Andrew Scott Dolkart, 56, an unmistakable presence in the landmarks movement for many years (it’s hard blending into the woodwork with so much nervous energy and a head full of red hair), has been named director of the historic preservation program in the Graduate School of Architecture, Planning and Preservation at Columbia University.
Mr. Dolkart, who is the James Marston Fitch associate professor of historic preservation at the school, succeeds Paul Spencer Byard, who died in July.
Though he lives farther uptown, in the Fort Washington neighborhood, Mr. Dolkart is closely associated with Morningside Heights. Ten years ago, he wrote “Morningside Heights: A History of Its Architecture and Development,” published by Columbia University Press. In the Streetscapes column in The New York Times, Christopher Gray wrote that Mr. Dolkart “combines recondite research with bare-knuckle history, interweaving the nuts and bolts of neighborhood-building with a messy human drama of rivalry, greed, marketing, bigotry — and idealism.”

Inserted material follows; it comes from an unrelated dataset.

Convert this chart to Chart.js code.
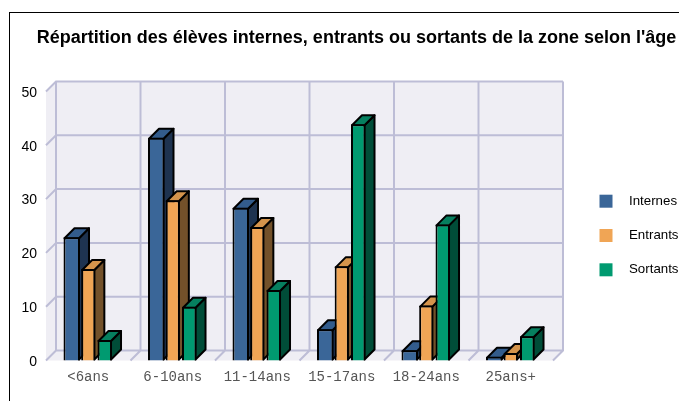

In his first words as the new director of the Columbia program, Mr. Dolkart made it plain in an e-mail salutation that he did not want preservation to be understood as stagnation.
“I love buildings!” he wrote. “Yes, I love old buildings, but I also love buildings of the recent past, and I love good contemporary architecture as well. I believe that the most dynamic places in America and in the world are those that combine an appreciation of the old with contemporary ideas. It is this juxtaposition that makes cities dynamic.”